Spark 2.4 CSV example
A CSV example illustrates the CSV-handling change in Spark 2.4. If you migrate to Spark 2.4 from Spark 1.6 - Spark 2.3, you need to understand this change.
These are extra line1
These are extra line2
10,Messi,CF
7,Ronaldo,LW
9,Benzema,CF
The following schema definition for the DataFrame reader uses the option DROPMALFORMED. You see only the required data; all the description and error records are removed.
schema=Structtype([Structfield(“jersy”,StringType()),Structfield(“name”,StringType()),Structfi
eld(“position”,StringType())])
df1=spark.read\
.option(“mode”,”DROPMALFORMED”)\
.option(“delimiter”,”,”)\
.schema(schema)\
.csv(“inputfile”)
df1.select(“*”).show()
Output is:
jersy | name | position |
---|---|---|
10 | Messi | CF |
7 | Ronaldo | LW |
9 | Benzema | CF |
Select two columns from the dataframe and invoke show():
df1.select(“jersy”,”name”).show(truncate=False)
jersy | name |
---|---|
These are extra line1 | null |
These are extra line2 | null |
10 | Messi |
7 | Ronaldo |
9 | Benzema |
Malformed records are not dropped and pushed to the first column and the remaining columns will be replaced with null.This is due to the CSV parser column pruning which is set to true by default in Spark 2.4.

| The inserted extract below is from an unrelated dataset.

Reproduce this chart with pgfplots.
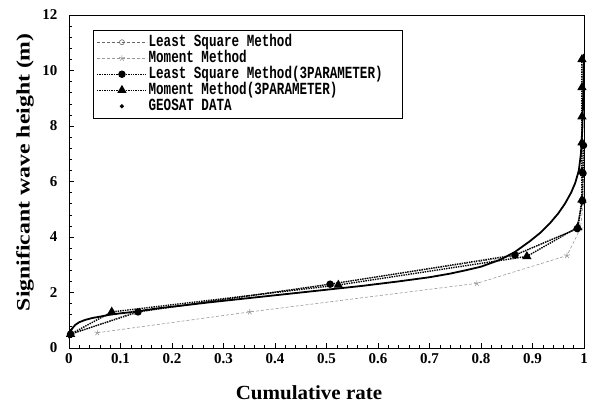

Set the following conf, and run the same code, selecting two fields.
spark.conf.set(“spark.sql.csv.parser.columnPruning.enabled”,False)
df2=spark.read\
.option(“mode”,”DROPMALFORMED”)\
.option(“delimiter”,”,”)\
.schema(schema)\
.csv(“inputfile”)
df2.select(“jersy”,”name”).show(truncate=False)
jersy | name |
---|---|
10 | Messi |
7 | Ronaldo |
9 | Benzema |
Conclusion: If working on selective columns, to handle bad records in CSV files, set spark.sql.csv.parser.columnPruning.enabled
to false
; otherwise, the error record is pushed to the first column, and all the remaining columns are treated as nulls.